Fariha Shahid; Aftab Ahmed Chandio*; Qamar-ul-Nisa Chandio; Farhat Noureen Memon

Authors

Fariha Shahid
Aftab Ahmed Chandio*
Qamar-ul-Nisa Chandio
Farhat Noureen Memon

Abstract

Background: Ischemic stroke is a major cause of death and disability and is increasingly common, and the ability to recognize those at high risk is vital in its prevention. Machine learning and deep learning techniques have provided a means of improving stroke predictions. However, the choice of modelling framework that provides the most accurate and clinically meaningful predictions, particularly in the context of the important balance between sensitivity and precision, has not been properly investigated.

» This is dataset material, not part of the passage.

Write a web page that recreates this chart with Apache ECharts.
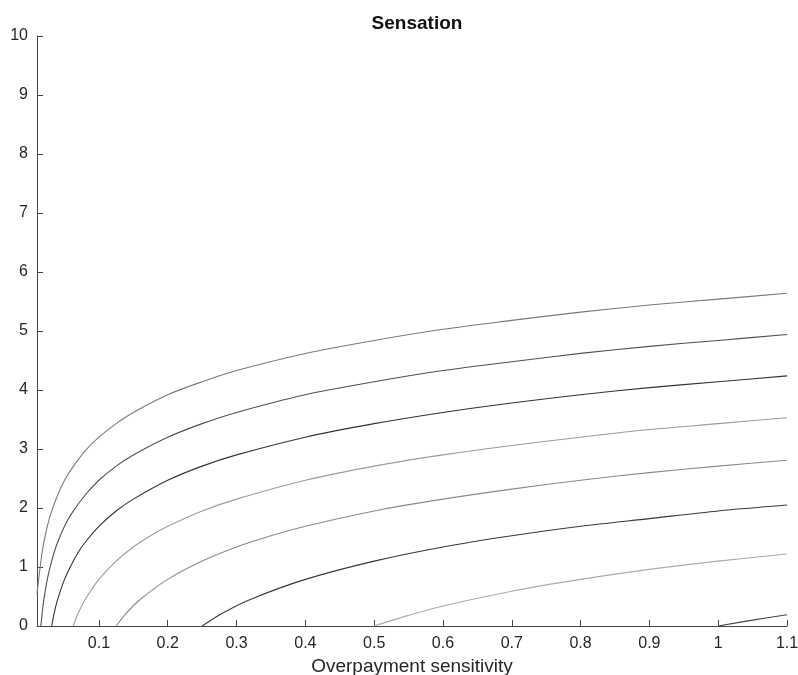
<!DOCTYPE html>
<html>
<head>
<meta charset="utf-8">
<title>Sensation</title>
<script src="https://cdn.jsdelivr.net/npm/echarts@6/dist/echarts.min.js"></script>
<style>
  html, body { margin: 0; padding: 0; background: #fff; }
  #main { width: 798px; height: 675px; }
</style>
</head>
<body>
<div id="main"></div>
<script>
// tick labels
const xTicks = [0.1, 0.2, 0.3, 0.4, 0.5, 0.6, 0.7, 0.8, 0.9, 1, 1.1];

// curves, top to bottom, as [x, y]
const curve1 = [[0.01,0.55],[0.0125,0.8],[0.015,1.04],[0.0175,1.25],[0.02,1.42],[0.025,1.69],[0.03,1.9],[0.04,2.22],[0.05,2.47],[0.06,2.66],[0.08,2.97],[0.1,3.2],[0.125,3.43],[0.15,3.62],[0.2,3.92],[0.25,4.14],[0.3,4.33],[0.4,4.62],[0.5,4.84],[0.6,5.03],[0.7,5.18],[0.8,5.32],[0.9,5.44],[1.0,5.54],[1.1,5.64]];
const curve2 = [[0.0156,0],[0.0175,0.22],[0.02,0.45],[0.025,0.79],[0.03,1.04],[0.035,1.25],[0.04,1.42],[0.05,1.69],[0.06,1.9],[0.08,2.22],[0.1,2.47],[0.125,2.71],[0.15,2.9],[0.2,3.2],[0.25,3.43],[0.3,3.62],[0.4,3.92],[0.5,4.14],[0.6,4.33],[0.7,4.48],[0.8,4.62],[0.9,4.74],[1.0,4.84],[1.1,4.94]];
const curve3 = [[0.0313,0],[0.035,0.22],[0.04,0.45],[0.05,0.79],[0.06,1.04],[0.07,1.25],[0.08,1.42],[0.1,1.69],[0.125,1.95],[0.15,2.15],[0.2,2.47],[0.25,2.71],[0.3,2.9],[0.4,3.2],[0.5,3.43],[0.6,3.62],[0.7,3.78],[0.8,3.92],[0.9,4.04],[1.0,4.14],[1.1,4.24]];
const curve4 = [[0.0625,0],[0.07,0.22],[0.08,0.45],[0.1,0.79],[0.125,1.1],[0.15,1.34],[0.175,1.53],[0.2,1.69],[0.25,1.95],[0.3,2.15],[0.4,2.47],[0.5,2.71],[0.6,2.9],[0.7,3.06],[0.8,3.2],[0.9,3.33],[1.0,3.43],[1.1,3.53]];
const curve5 = [[0.125,0],[0.14,0.22],[0.16,0.45],[0.2,0.79],[0.25,1.1],[0.3,1.34],[0.35,1.53],[0.4,1.69],[0.5,1.95],[0.6,2.15],[0.7,2.32],[0.8,2.47],[0.9,2.6],[1.0,2.71],[1.1,2.81]];
const curve6 = [[0.25,0],[0.28,0.22],[0.32,0.45],[0.4,0.79],[0.5,1.1],[0.6,1.34],[0.7,1.53],[0.8,1.69],[0.9,1.82],[1.0,1.95],[1.1,2.05]];
const curve7 = [[0.5,0],[0.55,0.18],[0.6,0.34],[0.7,0.59],[0.8,0.79],[0.9,0.96],[1.0,1.1],[1.1,1.22]];
const curve8 = [[1.0,0],[1.05,0.1],[1.1,0.19]];

const curves = [curve1, curve2, curve3, curve4, curve5, curve6, curve7, curve8];
const curveColors = ['#7a7a7a', '#505050', '#333333', '#9c9c9c', '#8a8a8a', '#383838', '#ababab', '#454545'];

const axisColor = '#444';
const textColor = '#262626';
const font = 'Liberation Sans, Arial, sans-serif';

const chart = echarts.init(document.getElementById('main'));

chart.setOption({
  animation: false,
  backgroundColor: '#fff',
  title: {
    text: 'Sensation',
    left: 412,
    top: 9,
    textAlign: 'center',
    textStyle: { fontFamily: font, fontSize: 19, fontWeight: 'bold', color: '#111' }
  },
  grid: { left: 37, right: 11, top: 36, bottom: 49, containLabel: false, outerBoundsMode: 'none' },
  xAxis: {
    type: 'value',
    min: 0.01,
    max: 1.1,
    name: 'Overpayment sensitivity',
    nameLocation: 'middle',
    nameGap: 29,
    nameTextStyle: { fontFamily: font, fontSize: 19, color: textColor },
    axisLine: { show: true, onZero: false, lineStyle: { color: axisColor, width: 1 } },
    axisTick: { show: true, inside: true, length: 6, customValues: xTicks, lineStyle: { color: axisColor } },
    axisLabel: {
      customValues: xTicks,
      margin: 10,
      fontFamily: font, fontSize: 16, color: textColor,
      formatter: v => String(Math.round(v * 10) / 10)
    },
    splitLine: { show: false }
  },
  yAxis: {
    type: 'value',
    min: 0,
    max: 10,
    interval: 1,
    axisLine: { show: true, lineStyle: { color: axisColor, width: 1 } },
    axisTick: { show: true, inside: true, length: 6, lineStyle: { color: axisColor } },
    axisLabel: { margin: 9, fontFamily: font, fontSize: 16, color: textColor },
    splitLine: { show: false }
  },
  series: curves.map((c, i) => ({
    type: 'line',
    data: c,
    showSymbol: false,
    smooth: 0.3,
    clip: true,
    lineStyle: { color: curveColors[i], width: 1.1 },
    emphasis: { disabled: true }
  }))
});
</script>
</body>
</html>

Methods: This paper develops and compares four stroke prediction models a Support Vector machine (SVM), Random Forest (RF), XGBoost, and a Long Short-Term Memory (LSTM) network- that are trained and assessed using a structured dataset of 50,000 patient records with demographic and clinical risk factors. Preprocessing included missing data that was imputed using the median value, one-hot encoding of categorical variables, and standard scaling. Each of the four models was trained, validated and evaluated on the same data splits (70%-15%-15) using stratified sampling. Performance was assessed using a multi-metric model covering accuracy, precision, recall, F1-score and ROC-AUC, log loss, Brier score, Cohens Kappa and Matthews Correlation Coefficient (MCC).

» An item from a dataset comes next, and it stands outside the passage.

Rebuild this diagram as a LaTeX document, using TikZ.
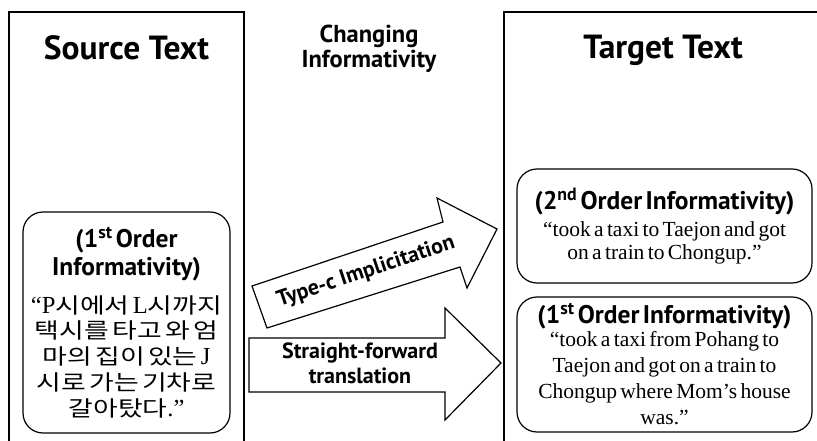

Results: The SVM had the best overall accuracy (0.9556), precision (0.8517) and F1-score (0.8521) and better calibration and agreement statistics. The Random Forest produced a closely comparable performance profile (accuracy = 0.9543; precision = 0.8491; F1 = 0.8472; AUC = 0.9867). The highest sensitivity-oriented model was exhibited by XGBoost (recall = 0.9022; accuracy = 0.9435; AUC = 0.9852), with the highest recall of all the models (0.9724). There was a close relationship in values between ROC-AUC across the four models (0.9852-0.9877) indicating similar rank-order discriminative ability regardless of the complexity of architecture.

Discussion: The results indicate that finely hybridized classical machine learning models are still highly competitive when compared to ensemble and deep learning models on structured tabular health data. The present study suggests the framework of model selection to be used in clinically grounded diagnostic support applications, namely: SVM and Random Forest are recommended to be used in high-sensitivity diagnostic support applications, whereas XGBoost and LSTM are more effectively designed to operate in high-sensitivity screening settings. The multi-metric benchmarking framework which can be proposed in this research can offer a better way of model evaluation than a single-metric evaluation approach.